## Paper 2 Experiment. 

Train the WoFS-ML-Severe and Road Surface ML models on random feature subsets similar to the experiment in Covert et al. (2020). 

In [1]:
import sys, os 
from os.path import dirname
path = dirname(dirname(os.getcwd()))
sys.path.insert(0, path)
sys.path.insert(0, '/home/monte.flora/python_packages/scikit-explain')

In [13]:
from sklearnex import patch_sklearn
patch_sklearn()

from src.io.io import load_data_and_model
from skexplain.common.multiprocessing_utils import run_parallel, to_iterator
import numpy as np 
from tqdm import tqdm 
import itertools
import pickle

from sklearn.ensemble import RandomForestClassifier
from sklearn.linear_model import LogisticRegression
from sklearn.metrics import average_precision_score

Intel(R) Extension for Scikit-learn* enabled (https://github.com/intel/scikit-learn-intelex)


In [10]:
N_ITER = 5000
N_JOBS = 30
BASE_PATH = '/work/mflora/explainability_work/'
DATA_BASE_PATH = os.path.join(BASE_PATH, 'datasets')
MODEL_BASE_PATH = os.path.join(BASE_PATH, 'models')
RESULTS_PATH = os.path.join(path, 'results')

In [4]:
def get_feature_subsets(X, n_iter):
    random_state = np.random.RandomState(123)
    features = list(X.columns)
    n_features = random_state.choice(np.arange(2, len(features)), n_iter)
    random_states = [np.random.RandomState(i) for i in random_state.choice(10000, size=len(n_features), 
                                                                           replace=False)]

    inds = [list(random_states[i].choice(features, size=n, replace=False)) for i, n in enumerate(n_features)]

    return inds

In [14]:
datasets = ['tornado', 'severe_wind', 'severe_hail', 'road_surface']
options = ['original', 'reduced']

for dataset, option in itertools.product(datasets, options):

    model, X, y = load_data_and_model(dataset, option, DATA_BASE_PATH, MODEL_BASE_PATH)
    
    if dataset == 'tornado' and option == 'original':
        params = rf_orig.get_params()
    else:
        params = model[1].base_estimator.named_steps['model'].get_params()

    if dataset == 'road_surface':
        params['max_features'] = 'sqrt'
    else:
        params['max_iter'] = 300

    known_skew = np.mean(y)
    inds = get_feature_subsets(X, n_iter=N_ITER)

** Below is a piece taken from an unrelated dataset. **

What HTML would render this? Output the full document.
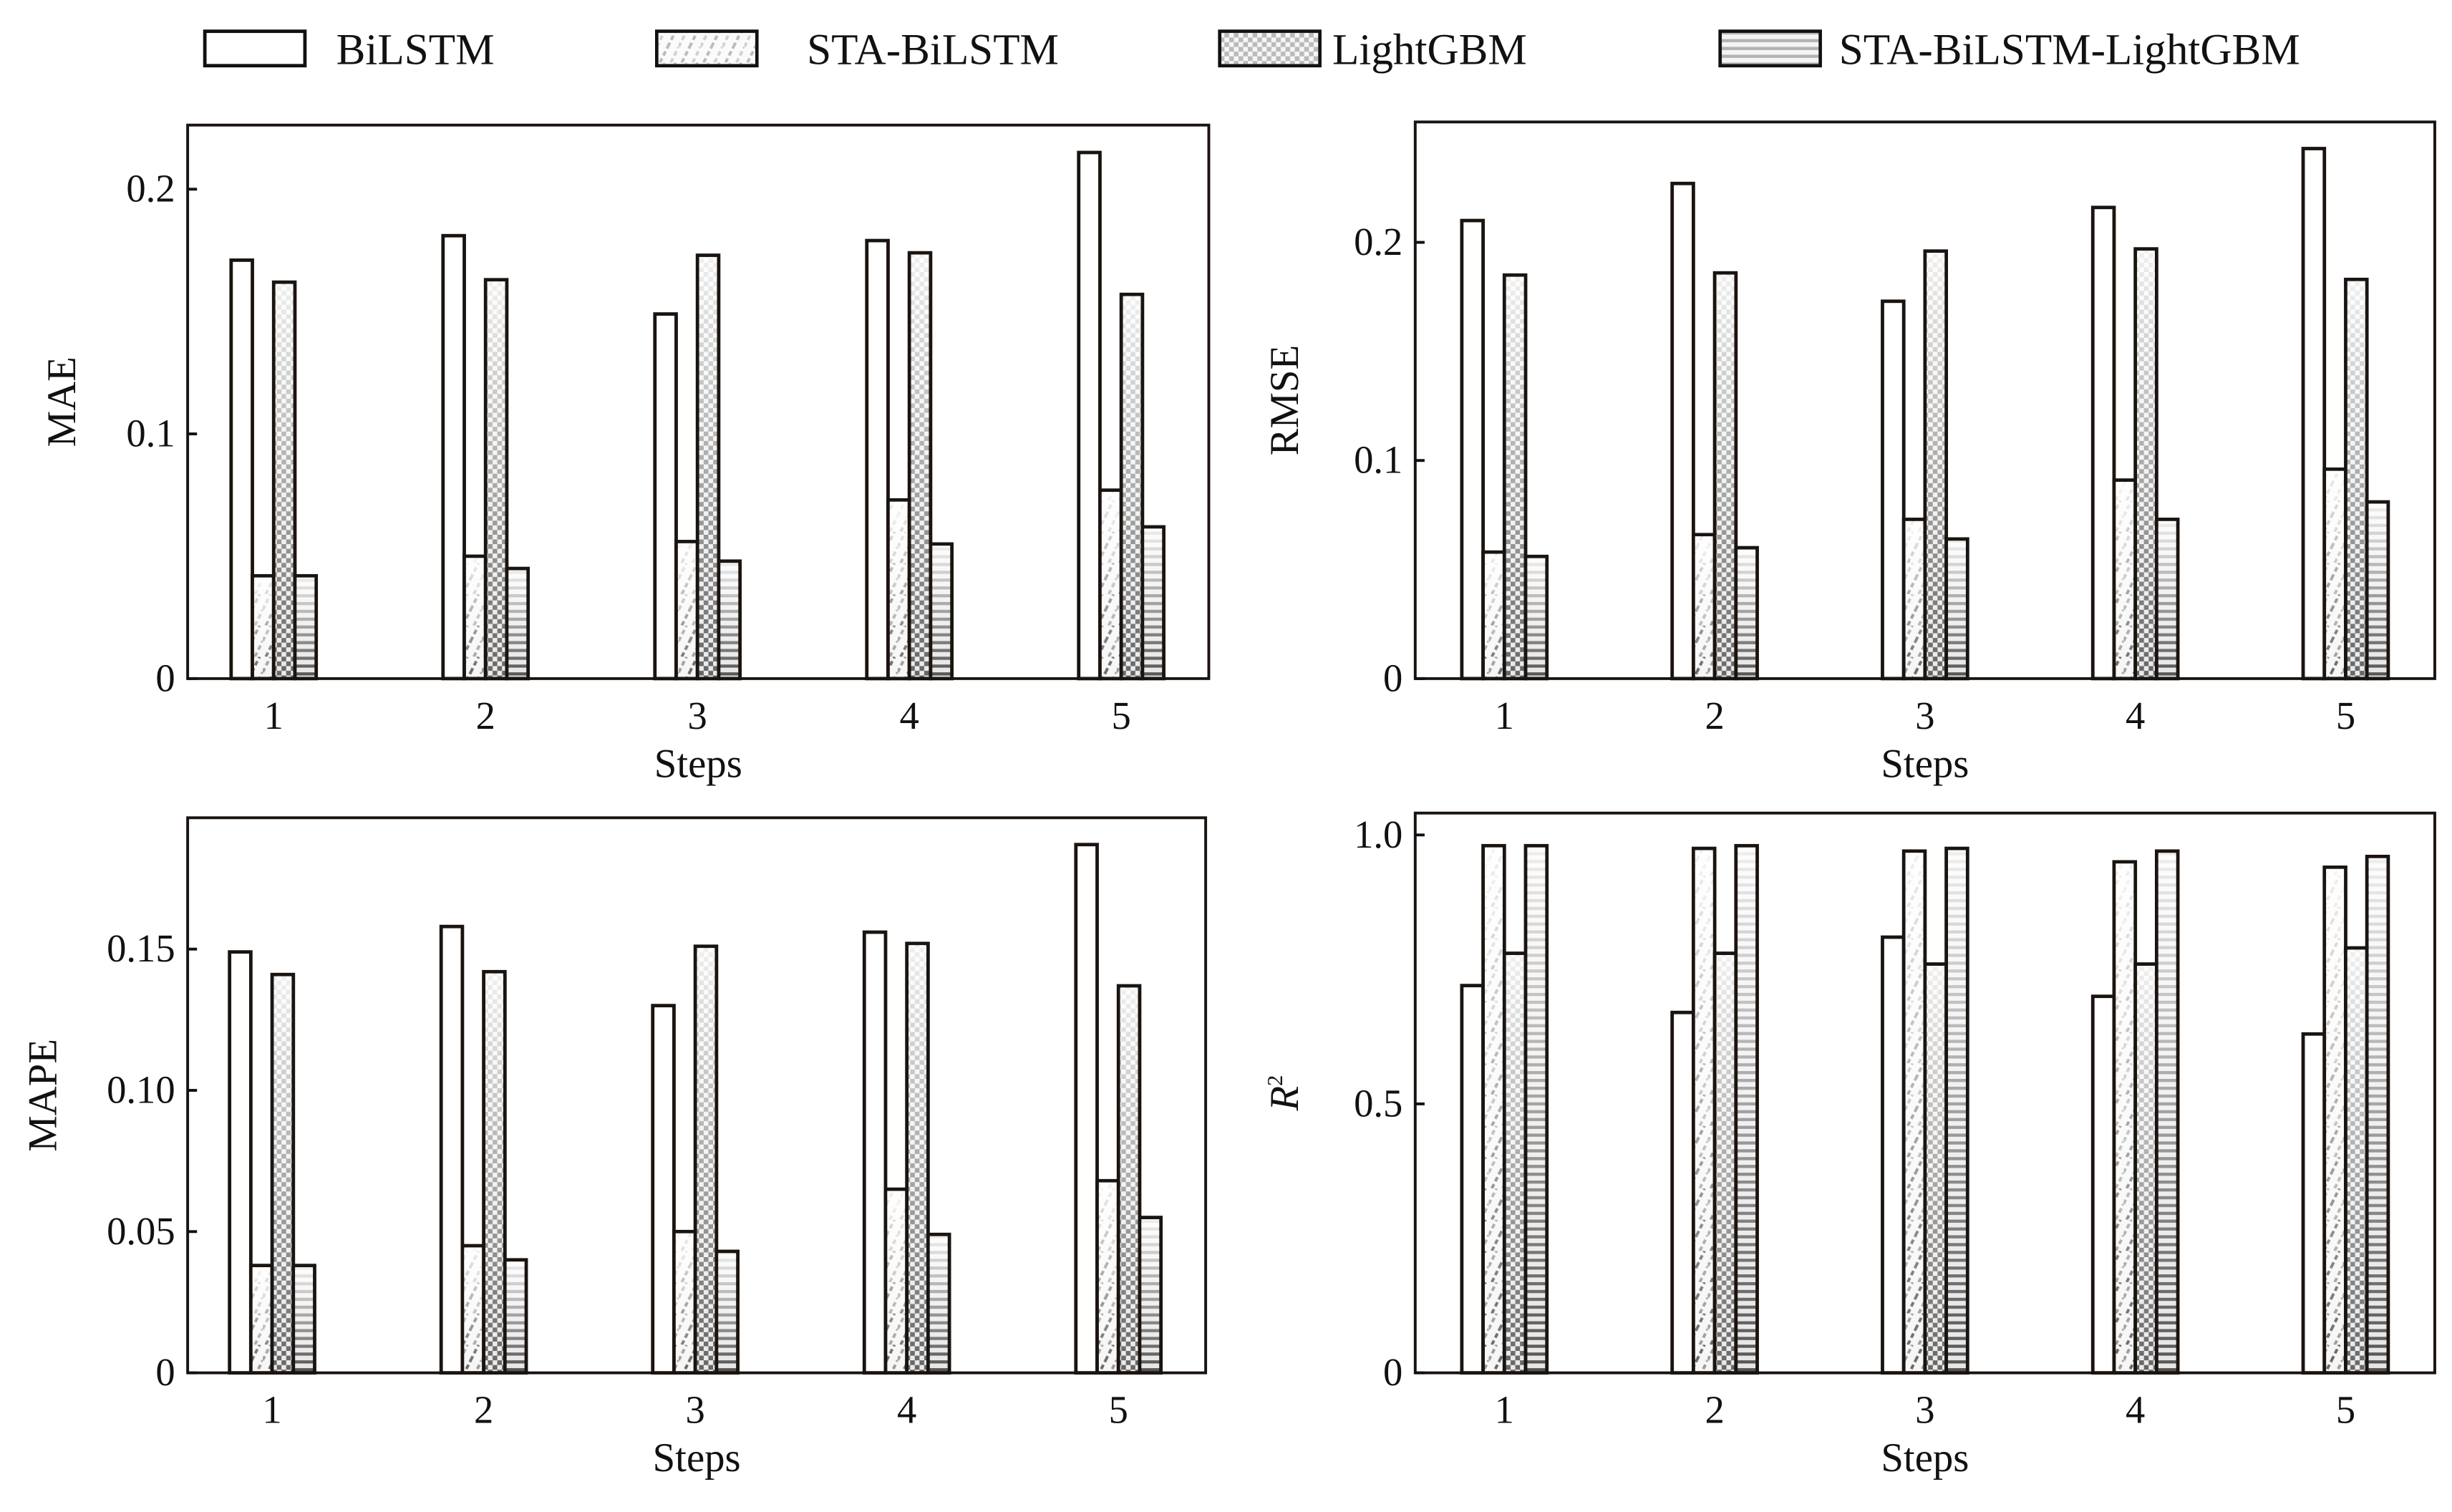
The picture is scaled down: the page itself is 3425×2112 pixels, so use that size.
<!DOCTYPE html>
<html><head><meta charset="utf-8"><style>
html,body{margin:0;padding:0;background:#fff;}
svg{display:block;}
text{font-family:"Liberation Serif",serif;fill:#111;}
</style></head><body>
<svg id="chart" width="3425" height="2112" viewBox="0 0 1568 967" preserveAspectRatio="none" xmlns="http://www.w3.org/2000/svg">
<defs>
  <linearGradient id="gv" x1="0" y1="0" x2="0" y2="1">
    <stop offset="0" stop-color="#fff" stop-opacity="0.9"/>
    <stop offset="1" stop-color="#fff" stop-opacity="0"/>
  </linearGradient>
  <pattern id="pDiag" patternUnits="userSpaceOnUse" width="14" height="20">
    <rect width="14" height="20" fill="#f6f6f6"/>
    <line x1="2" y1="20" x2="7" y2="10" stroke="#666" stroke-width="1.8" stroke-dasharray="3 2"/>
    <line x1="9" y1="20" x2="14" y2="10" stroke="#999" stroke-width="1.8" stroke-dasharray="3 2"/>
    <line x1="7" y1="10" x2="12" y2="0" stroke="#666" stroke-width="1.8" stroke-dasharray="3 2"/>
    <line x1="0" y1="10" x2="5" y2="0" stroke="#999" stroke-width="1.8" stroke-dasharray="3 2"/>
  </pattern>
  <pattern id="pCheck" patternUnits="userSpaceOnUse" width="6" height="6">
    <rect width="6" height="6" fill="#eaeaea"/>
    <rect width="3" height="3" fill="#666"/>
    <rect x="3" y="3" width="3" height="3" fill="#666"/>
  </pattern>
  <pattern id="pStripe" patternUnits="userSpaceOnUse" width="6" height="5">
    <rect width="6" height="5" fill="#e6e6e6"/>
    <rect y="0" width="6" height="2" fill="#555"/>
  </pattern>
</defs>
<g id="legend"></g>
<g id="panels"></g>
</svg>
<script>
const steps = ["1","2","3","4","5"];
const seriesNames = ["BiLSTM","STA-BiLSTM","LightGBM","STA-BiLSTM-LightGBM"];
const maeBiLSTM = [0.171,0.181,0.149,0.179,0.215];
const maeSTA = [0.042,0.050,0.056,0.073,0.077];
const maeLGB = [0.162,0.163,0.173,0.174,0.157];
const maeSTALGB = [0.042,0.045,0.048,0.055,0.062];
const rmseBiLSTM = [0.210,0.227,0.173,0.216,0.243];
const rmseSTA = [0.058,0.066,0.073,0.091,0.096];
const rmseLGB = [0.185,0.186,0.196,0.197,0.183];
const rmseSTALGB = [0.056,0.060,0.064,0.073,0.081];
const mapeBiLSTM = [0.149,0.158,0.130,0.156,0.187];
const mapeSTA = [0.038,0.045,0.050,0.065,0.068];
const mapeLGB = [0.141,0.142,0.151,0.152,0.137];
const mapeSTALGB = [0.038,0.040,0.043,0.049,0.055];
const r2BiLSTM = [0.72,0.67,0.81,0.70,0.63];
const r2STA = [0.98,0.975,0.97,0.95,0.94];
const r2LGB = [0.78,0.78,0.76,0.76,0.79];
const r2STALGB = [0.98,0.98,0.975,0.97,0.96];
const maeTicks = ["0","0.1","0.2"];
const rmseTicks = ["0","0.1","0.2"];
const mapeTicks = ["0","0.05","0.10","0.15"];
const r2Ticks = ["0","0.5","1.0"];

const NS="http://www.w3.org/2000/svg";
function el(tag,attrs,parent){const e=document.createElementNS(NS,tag);for(const k in attrs)e.setAttribute(k,attrs[k]);parent.appendChild(e);return e;}
const fills=["#fff","url(#pDiag)","url(#pCheck)","url(#pStripe)"];

const lg=document.getElementById('legend');
const legX=[131,420,780,1100], legT=[215,516,852,1176];
seriesNames.forEach((n,i)=>{
  const r=el('rect',{x:legX[i],y:20,width:64,height:22,fill:fills[i],stroke:"#111","stroke-width":2.2},lg);
  
  
  if(i>0){el('rect',{x:legX[i]+1,y:21,width:62,height:20,fill:"#fff","fill-opacity":0.55},lg);}
  const t=el('text',{x:legT[i],y:41,"font-size":28},lg);
  t.textContent=n;
  
  
});

const panels=[
 {name:"mae",x0:120,x1:773,y0:80,y1:434,ymax:0.2,yAt:121,ticks:maeTicks,tickVals:[0,0.1,0.2],label:"MAE",data:[maeBiLSTM,maeSTA,maeLGB,maeSTALGB],c1:175,sp:135.5,lblX:48},
 {name:"rmse",x0:905,x1:1557,y0:78,y1:434,ymax:0.2,yAt:155,ticks:rmseTicks,tickVals:[0,0.1,0.2],label:"RMSE",data:[rmseBiLSTM,rmseSTA,rmseLGB,rmseSTALGB],c1:962,sp:134.5,lblX:830},
 {name:"mape",x0:120,x1:771,y0:523,y1:878,ymax:0.15,yAt:607,ticks:mapeTicks,tickVals:[0,0.05,0.10,0.15],label:"MAPE",data:[mapeBiLSTM,mapeSTA,mapeLGB,mapeSTALGB],c1:174,sp:135.3,lblX:36},
 {name:"r2",x0:905,x1:1557,y0:520,y1:878,ymax:1.0,yAt:534,ticks:r2Ticks,tickVals:[0,0.5,1.0],label:"R2",data:[r2BiLSTM,r2STA,r2LGB,r2STALGB],c1:962,sp:134.5,lblX:830}
];
const pg=document.getElementById('panels');
panels.forEach(p=>{
  const g=el('g',{},pg);
  
  
  const yS=v=>p.y1-(v/p.ymax)*(p.y1-p.yAt);
  const xS=i=>p.c1+i*p.sp;
  const bw=13.6;
  p.data.forEach((ser,si)=>{
    ser.forEach((v,i)=>{
      const x=xS(i)-2*bw+si*bw, y=yS(v);
      const b=el('rect',{x:x,y:y,width:bw,height:p.y1-y,fill:fills[si],stroke:"#1a1410","stroke-width":2.2},g);
      
      
      if(si>0) el('rect',{x:x+1.1,y:y+1.1,width:bw-2.2,height:Math.max(0,p.y1-y-2.2),fill:"url(#gv)"},g);
    });
  });
  const fr=el('rect',{x:p.x0,y:p.y0,width:p.x1-p.x0,height:p.y1-p.y0,fill:"none",stroke:"#1a1410","stroke-width":1.8},g);
  
  
  p.tickVals.forEach((tv,i)=>{
    const y=yS(tv);
    el('line',{x1:p.x0,y1:y,x2:p.x0+6,y2:y,stroke:"#111","stroke-width":1.8},g);
    const t=el('text',{x:p.x0-8,y:y+8,"font-size":25,"text-anchor":"end"},g);
    t.textContent=p.ticks[i];
    
    
  });
  steps.forEach((s,i)=>{
    const t=el('text',{x:xS(i),y:p.y1+32,"font-size":25,"text-anchor":"middle"},g);
    t.textContent=s;
    
    
  });
  const xt=el('text',{x:(p.x0+p.x1)/2,y:p.y1+63,"font-size":26,"text-anchor":"middle"},g);
  xt.textContent="Steps";
  
  
  const cy=(p.y0+p.y1)/2;
  const yt=el('text',{x:p.lblX,y:cy,"font-size":26,"text-anchor":"middle",transform:`rotate(-90 ${p.lblX} ${cy})`},g);
  if(p.label==="R2"){
    const a=el('tspan',{"font-style":"italic"},yt);a.textContent="R";
    const b=el('tspan',{"font-size":14,dy:-10},yt);b.textContent="2";
  } else yt.textContent=p.label;
  
  
});
</script>
</body></html>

    def _fit(feature_subset):
        X_train = X[feature_subset]
        if dataset == 'road_surface':
            params['n_jobs'] = 40
            clf = RandomForestClassifier(**params)
        else:
            clf = LogisticRegression(**params)
    
        clf.fit(X_train,y)
        prediction = clf.predict_proba(X_train)[:,1]
        score = average_precision_score(y, prediction)

        return score

    if dataset != 'road_surface':
        scores = run_parallel(_fit, to_iterator(inds), n_jobs=N_JOBS)
    else:
        # Having the random forests trained in parallel was faster than
        # trying 
        scores = []
        for i, feature_subset in tqdm(enumerate(inds), total=N_ITER):
            score =_fit(feature_subset)
            scores.append(score)
    
    scores = np.array(scores)

    results_dict = {
            'subsets' : inds,
            'scores' : scores
            }

    # Save the results. 
    out_fname = os.path.join(RESULTS_PATH, f'{dataset}_{option}__scores.pkl')
    with open(out_fname, 'wb') as f:
        pickle.dump(results_dict, f)